Concept	Description	Core Components
Event Pattern	The JSON structure used by EventBridge to match incoming events.	Source, Detail-Type, Detail
Remediation Target	The service that executes the fix.	Lambda, SSM Automation, Step Functions
EC2 Auto-Recovery	Specific action for hardware failure.	CloudWatch Alarm + `StatusCheckFailed_System`
AWS Config Rules	Monitoring resource configurations.	Trigger -> Evaluation -> Remediation

Hierarchical Outline

Event-Driven Components
- Event Sources: CloudWatch Alarms, AWS Config, Security Hub, AWS Health.
- The Bus: Amazon EventBridge (Default, Custom, or SaaS buses).
- The Targets: Lambda (custom code) or SSM (predefined runbooks).
Systems Manager (SSM) Operations
- Automation Runbooks: Executing multi-step workflows.
- Patch Manager: Automating security updates for EC2 fleets.
- Inventory: Tracking software and configurations.
High Availability & Continuity
- Multi-AZ Deployments: Automatic failover for RDS/Aurora.
- Backup & Restore: Using AWS Backup for centralized protection.
- S3 Replication: Cross-Region Replication (CRR) for regional resilience.

Visual Anchors

Event-Driven Remediation Workflow

Loading Diagram...

EC2 Auto-Recovery Logic

Compiling TikZ diagram…

⏳

Running TeX engine…

This may take a few seconds

Definition-Example Pairs

SSM Document (Runbook): A definition of the steps to take during automation.
- Example: AWS-RestartEC2Instance is a managed runbook that can be triggered when a health check fails.
CloudFormation Drift: When the actual state of a resource differs from the template it was deployed with.
- Example: A user manually changes a Security Group rule.
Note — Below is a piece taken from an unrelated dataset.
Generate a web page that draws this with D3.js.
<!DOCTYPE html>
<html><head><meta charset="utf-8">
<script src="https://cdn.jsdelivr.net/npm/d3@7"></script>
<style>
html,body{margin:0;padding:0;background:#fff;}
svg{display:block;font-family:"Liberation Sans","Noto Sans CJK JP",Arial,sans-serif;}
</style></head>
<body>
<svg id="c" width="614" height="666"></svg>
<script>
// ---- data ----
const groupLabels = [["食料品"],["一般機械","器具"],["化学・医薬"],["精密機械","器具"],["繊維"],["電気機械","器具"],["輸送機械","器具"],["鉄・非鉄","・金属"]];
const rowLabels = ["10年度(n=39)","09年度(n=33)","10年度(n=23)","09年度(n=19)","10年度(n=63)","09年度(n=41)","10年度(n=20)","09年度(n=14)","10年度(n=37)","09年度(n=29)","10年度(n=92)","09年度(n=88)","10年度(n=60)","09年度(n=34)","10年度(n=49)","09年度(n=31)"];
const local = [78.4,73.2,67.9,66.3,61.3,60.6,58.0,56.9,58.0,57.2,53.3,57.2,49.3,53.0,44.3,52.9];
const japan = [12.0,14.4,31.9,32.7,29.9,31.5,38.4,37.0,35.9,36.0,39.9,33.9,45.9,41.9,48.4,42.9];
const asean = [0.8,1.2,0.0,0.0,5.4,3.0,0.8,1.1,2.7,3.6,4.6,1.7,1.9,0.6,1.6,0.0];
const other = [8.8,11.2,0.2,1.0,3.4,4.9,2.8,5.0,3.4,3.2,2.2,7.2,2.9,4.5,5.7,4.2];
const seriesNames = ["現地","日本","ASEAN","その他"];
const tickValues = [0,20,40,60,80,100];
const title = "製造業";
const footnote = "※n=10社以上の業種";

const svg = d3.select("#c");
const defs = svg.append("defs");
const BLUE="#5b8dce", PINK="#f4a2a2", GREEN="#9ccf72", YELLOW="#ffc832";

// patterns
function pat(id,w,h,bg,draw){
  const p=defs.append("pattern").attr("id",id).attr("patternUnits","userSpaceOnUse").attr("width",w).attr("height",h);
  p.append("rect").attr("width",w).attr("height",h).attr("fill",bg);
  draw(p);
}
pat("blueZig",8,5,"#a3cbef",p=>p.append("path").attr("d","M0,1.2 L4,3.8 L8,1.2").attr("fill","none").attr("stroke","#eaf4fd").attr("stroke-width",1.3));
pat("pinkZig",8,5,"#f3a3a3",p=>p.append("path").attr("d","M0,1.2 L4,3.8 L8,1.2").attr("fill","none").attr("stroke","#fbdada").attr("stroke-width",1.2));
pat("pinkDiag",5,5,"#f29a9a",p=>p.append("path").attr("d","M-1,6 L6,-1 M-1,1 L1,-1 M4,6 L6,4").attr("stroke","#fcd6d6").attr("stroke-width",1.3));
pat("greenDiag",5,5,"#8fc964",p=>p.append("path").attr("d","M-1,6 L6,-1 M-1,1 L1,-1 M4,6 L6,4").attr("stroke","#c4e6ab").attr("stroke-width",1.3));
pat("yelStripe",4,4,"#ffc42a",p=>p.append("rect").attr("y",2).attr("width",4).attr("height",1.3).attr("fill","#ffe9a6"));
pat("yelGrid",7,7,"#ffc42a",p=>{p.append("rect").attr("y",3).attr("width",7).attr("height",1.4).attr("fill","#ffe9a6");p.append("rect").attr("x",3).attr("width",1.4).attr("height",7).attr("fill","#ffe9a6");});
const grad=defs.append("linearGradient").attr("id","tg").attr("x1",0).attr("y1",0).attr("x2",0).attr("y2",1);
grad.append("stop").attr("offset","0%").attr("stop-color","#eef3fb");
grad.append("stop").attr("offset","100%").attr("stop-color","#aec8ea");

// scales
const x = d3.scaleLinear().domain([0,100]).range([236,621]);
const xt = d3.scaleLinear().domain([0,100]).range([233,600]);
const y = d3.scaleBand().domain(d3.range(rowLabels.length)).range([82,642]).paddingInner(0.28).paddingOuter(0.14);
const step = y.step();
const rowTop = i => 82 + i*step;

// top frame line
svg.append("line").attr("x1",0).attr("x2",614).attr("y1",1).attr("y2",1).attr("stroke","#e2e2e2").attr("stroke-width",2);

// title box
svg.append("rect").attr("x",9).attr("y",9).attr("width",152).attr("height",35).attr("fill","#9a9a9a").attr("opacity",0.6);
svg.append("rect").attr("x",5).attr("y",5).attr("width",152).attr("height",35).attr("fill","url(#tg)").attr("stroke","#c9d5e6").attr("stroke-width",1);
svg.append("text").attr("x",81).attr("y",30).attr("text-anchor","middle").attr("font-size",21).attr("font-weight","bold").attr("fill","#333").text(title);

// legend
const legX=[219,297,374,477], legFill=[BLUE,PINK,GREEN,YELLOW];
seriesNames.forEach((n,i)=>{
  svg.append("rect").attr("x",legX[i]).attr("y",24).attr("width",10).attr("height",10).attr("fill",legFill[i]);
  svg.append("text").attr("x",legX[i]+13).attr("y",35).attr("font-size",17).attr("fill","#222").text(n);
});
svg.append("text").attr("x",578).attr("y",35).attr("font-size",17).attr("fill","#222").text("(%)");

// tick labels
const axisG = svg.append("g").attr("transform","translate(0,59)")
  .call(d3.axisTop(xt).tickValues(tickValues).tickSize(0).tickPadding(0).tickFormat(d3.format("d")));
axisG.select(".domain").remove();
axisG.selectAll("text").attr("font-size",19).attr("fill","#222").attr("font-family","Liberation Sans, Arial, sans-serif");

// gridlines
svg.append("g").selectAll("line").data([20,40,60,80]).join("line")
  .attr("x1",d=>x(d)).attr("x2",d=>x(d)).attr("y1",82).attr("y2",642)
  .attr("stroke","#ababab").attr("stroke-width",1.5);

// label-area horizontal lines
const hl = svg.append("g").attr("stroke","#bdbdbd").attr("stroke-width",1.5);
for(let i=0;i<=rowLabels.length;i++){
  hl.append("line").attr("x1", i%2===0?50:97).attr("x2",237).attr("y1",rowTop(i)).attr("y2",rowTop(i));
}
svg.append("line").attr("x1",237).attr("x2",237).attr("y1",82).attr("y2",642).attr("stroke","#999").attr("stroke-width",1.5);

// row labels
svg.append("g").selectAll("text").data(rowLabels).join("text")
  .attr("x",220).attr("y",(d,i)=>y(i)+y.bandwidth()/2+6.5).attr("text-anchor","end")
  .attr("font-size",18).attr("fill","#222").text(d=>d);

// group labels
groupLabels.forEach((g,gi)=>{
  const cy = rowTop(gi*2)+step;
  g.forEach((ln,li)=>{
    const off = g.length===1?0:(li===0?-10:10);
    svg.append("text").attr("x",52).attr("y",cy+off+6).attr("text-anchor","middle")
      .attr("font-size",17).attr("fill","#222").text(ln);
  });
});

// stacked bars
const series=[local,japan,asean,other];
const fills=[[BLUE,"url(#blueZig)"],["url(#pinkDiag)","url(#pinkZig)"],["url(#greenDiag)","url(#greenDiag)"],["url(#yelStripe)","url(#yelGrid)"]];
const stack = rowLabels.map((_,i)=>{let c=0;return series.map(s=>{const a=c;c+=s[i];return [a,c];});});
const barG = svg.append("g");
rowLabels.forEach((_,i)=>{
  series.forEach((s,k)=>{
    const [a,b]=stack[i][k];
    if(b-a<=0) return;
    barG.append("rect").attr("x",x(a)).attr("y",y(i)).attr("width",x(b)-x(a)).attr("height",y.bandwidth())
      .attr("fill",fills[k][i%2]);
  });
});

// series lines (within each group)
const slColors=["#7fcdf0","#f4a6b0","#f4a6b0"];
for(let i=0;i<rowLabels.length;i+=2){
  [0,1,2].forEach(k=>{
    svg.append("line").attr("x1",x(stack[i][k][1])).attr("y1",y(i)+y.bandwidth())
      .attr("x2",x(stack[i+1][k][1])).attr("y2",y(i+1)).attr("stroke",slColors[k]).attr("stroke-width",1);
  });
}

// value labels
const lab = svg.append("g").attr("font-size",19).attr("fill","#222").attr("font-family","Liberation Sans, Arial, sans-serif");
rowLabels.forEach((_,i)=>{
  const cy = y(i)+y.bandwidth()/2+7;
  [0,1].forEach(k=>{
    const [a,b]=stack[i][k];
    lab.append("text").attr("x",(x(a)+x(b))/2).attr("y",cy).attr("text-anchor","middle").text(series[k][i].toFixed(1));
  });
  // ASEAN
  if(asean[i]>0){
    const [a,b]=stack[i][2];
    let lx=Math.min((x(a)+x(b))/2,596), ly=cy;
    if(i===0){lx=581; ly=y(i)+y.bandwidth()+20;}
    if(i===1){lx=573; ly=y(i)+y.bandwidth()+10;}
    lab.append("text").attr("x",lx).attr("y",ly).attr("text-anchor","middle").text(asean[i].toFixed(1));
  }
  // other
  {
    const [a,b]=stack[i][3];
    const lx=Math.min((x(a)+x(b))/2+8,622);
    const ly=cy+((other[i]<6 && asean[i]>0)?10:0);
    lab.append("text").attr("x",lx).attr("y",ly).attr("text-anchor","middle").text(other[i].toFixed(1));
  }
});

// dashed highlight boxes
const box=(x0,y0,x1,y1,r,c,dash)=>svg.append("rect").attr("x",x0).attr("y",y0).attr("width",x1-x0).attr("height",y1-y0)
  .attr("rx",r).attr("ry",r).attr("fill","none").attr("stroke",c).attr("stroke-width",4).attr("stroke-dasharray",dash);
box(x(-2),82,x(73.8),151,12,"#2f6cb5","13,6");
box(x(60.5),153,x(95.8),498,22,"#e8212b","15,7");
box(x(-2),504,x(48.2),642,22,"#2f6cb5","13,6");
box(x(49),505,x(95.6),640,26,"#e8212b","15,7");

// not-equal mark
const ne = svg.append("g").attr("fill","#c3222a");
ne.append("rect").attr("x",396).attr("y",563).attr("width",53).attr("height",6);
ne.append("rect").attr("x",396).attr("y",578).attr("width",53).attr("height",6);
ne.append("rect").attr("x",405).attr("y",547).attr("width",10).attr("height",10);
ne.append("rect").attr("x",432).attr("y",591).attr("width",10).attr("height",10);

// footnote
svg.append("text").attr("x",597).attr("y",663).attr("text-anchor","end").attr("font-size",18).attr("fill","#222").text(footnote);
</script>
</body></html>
CloudFormation detects this "drift" and can be configured to alert or remediate.
AWS Health Events: Communications regarding service issues or scheduled maintenance.
- Example: AWS notifies you of an upcoming EC2 retirement; EventBridge triggers a Lambda to migrate the workload during off-peak hours.

Worked Examples

Example 1: Remediating Unencrypted S3 Buckets

Scenario: Your company policy forbids unencrypted S3 buckets. You want to automate the fix.
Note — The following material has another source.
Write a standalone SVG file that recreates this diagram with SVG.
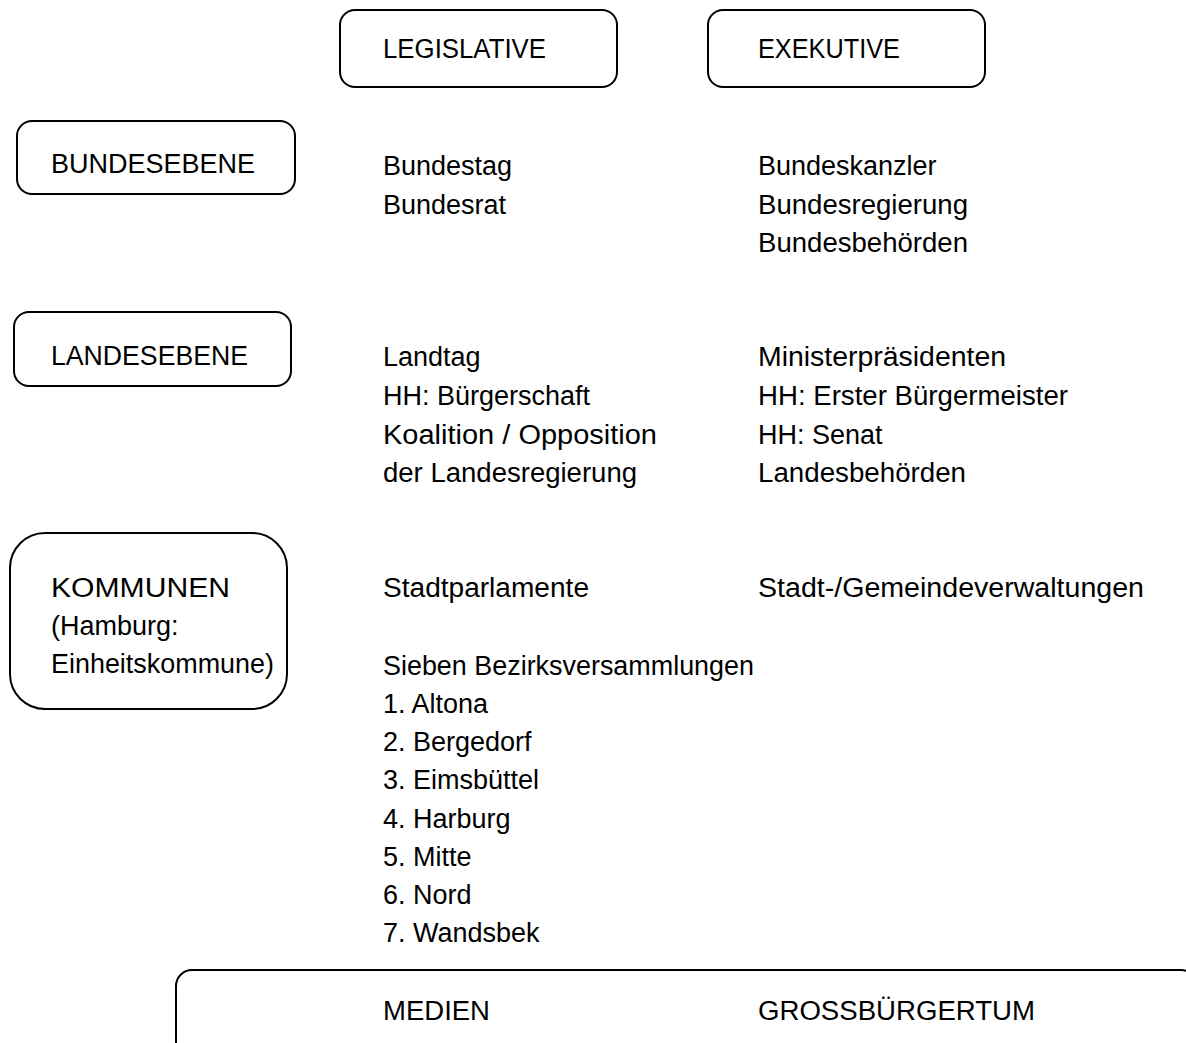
<svg xmlns="http://www.w3.org/2000/svg" width="1186" height="1043" viewBox="0 0 1186 1043">
<style>
.box{fill:#fff;stroke:#000;stroke-width:2}
text{font-family:"Liberation Sans",Arial,sans-serif;font-size:27px;fill:#000}
</style>
<rect width="1186" height="1043" fill="#fff"/>
<g id="legislative"><rect class="box" x="340" y="10" width="277" height="77" rx="15"/><text x="383" y="58" textLength="163" lengthAdjust="spacingAndGlyphs">LEGISLATIVE</text></g>
<g id="exekutive"><rect class="box" x="708" y="10" width="277" height="77" rx="15"/><text x="758" y="58" textLength="142" lengthAdjust="spacingAndGlyphs">EXEKUTIVE</text></g>
<g id="bundesebene"><rect class="box" x="17" y="121" width="278" height="73" rx="15"/><text x="51" y="173" textLength="204" lengthAdjust="spacingAndGlyphs">BUNDESEBENE</text></g>
<g id="landesebene"><rect class="box" x="14" y="312" width="277" height="74" rx="15"/><text x="51" y="365" textLength="197" lengthAdjust="spacingAndGlyphs">LANDESEBENE</text></g>
<g id="kommunen"><rect class="box" x="10" y="533" width="277" height="176" rx="35"/><text x="51" y="597" textLength="179" lengthAdjust="spacingAndGlyphs">KOMMUNEN</text><text x="51" y="635">(Hamburg:</text><text x="51" y="673" textLength="223" lengthAdjust="spacingAndGlyphs">Einheitskommune)</text></g>
<g id="bund-legislative"><text x="383" y="175">Bundestag</text><text x="383" y="214">Bundesrat</text></g>
<g id="bund-exekutive"><text x="758" y="175">Bundeskanzler</text><text x="758" y="214" textLength="210" lengthAdjust="spacingAndGlyphs">Bundesregierung</text><text x="758" y="252" textLength="210" lengthAdjust="spacingAndGlyphs">Bundesbehörden</text></g>
<g id="land-legislative"><text x="383" y="366">Landtag</text><text x="383" y="405">HH: Bürgerschaft</text><text x="383" y="444" textLength="274" lengthAdjust="spacingAndGlyphs">Koalition / Opposition</text><text x="383" y="482" textLength="254" lengthAdjust="spacingAndGlyphs">der Landesregierung</text></g>
<g id="land-exekutive"><text x="758" y="366" textLength="248" lengthAdjust="spacingAndGlyphs">Ministerpräsidenten</text><text x="758" y="405" textLength="310" lengthAdjust="spacingAndGlyphs">HH: Erster Bürgermeister</text><text x="758" y="444">HH: Senat</text><text x="758" y="482" textLength="208" lengthAdjust="spacingAndGlyphs">Landesbehörden</text></g>
<g id="kommunen-legislative"><text x="383" y="597" textLength="206" lengthAdjust="spacingAndGlyphs">Stadtparlamente</text><text x="383" y="675" textLength="371" lengthAdjust="spacingAndGlyphs">Sieben Bezirksversammlungen</text><text x="383" y="713">1. Altona</text><text x="383" y="751">2. Bergedorf</text><text x="383" y="789">3. Eimsbüttel</text><text x="383" y="828">4. Harburg</text><text x="383" y="866">5. Mitte</text><text x="383" y="904">6. Nord</text><text x="383" y="942">7. Wandsbek</text></g>
<g id="kommunen-exekutive"><text x="758" y="597" textLength="386" lengthAdjust="spacingAndGlyphs">Stadt-/Gemeindeverwaltungen</text></g>
<g id="bottom"><rect class="box" x="176" y="970" width="1021" height="100" rx="16"/><text x="383" y="1020" textLength="107" lengthAdjust="spacingAndGlyphs">MEDIEN</text><text x="758" y="1020" textLength="277" lengthAdjust="spacingAndGlyphs">GROSSBÜRGERTUM</text></g>
<g id="connectors"></g>
</svg>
Monitor: AWS Config is enabled with the managed rule s3-bucket-server-side-encryption-enabled.
Detect: A user creates a bucket without encryption. AWS Config marks the bucket as "Non-compliant."
Trigger: An EventBridge rule listens for AWS Config Compliance Change events.
Action: The rule triggers an SSM Automation runbook AWS-EnableS3BucketEncryption.
Verification: The runbook applies AES-256 encryption. The next Config evaluation marks the bucket "Compliant."

Example 2: EC2 Memory Alert Remediation

Scenario: An application has a known memory leak. When memory usage > 90%, the service must restart.

Monitor: Install the CloudWatch Agent on the EC2 instance to collect the mem_used_percent metric.
Alarm: Create a CloudWatch Alarm for memory usage > 90%.
Action: Configure the Alarm to send a notification to an SNS Topic.
Target: An AWS Lambda function subscribed to the SNS Topic executes a Remote Shell command via SSM Run Command to restart the specific service.

Checkpoint Questions

What is the primary difference between a System Status Check and an Instance Status Check in EC2?
Which service should you use to automate patching across a fleet of 500 EC2 instances?
How does Security Hub interact with Amazon EventBridge to perform remediation?
What is the benefit of using SSM Automation over a custom Lambda function for simple tasks like restarting an instance?
Explain the difference between Pilot Light and Warm Standby disaster recovery strategies in terms of RTO.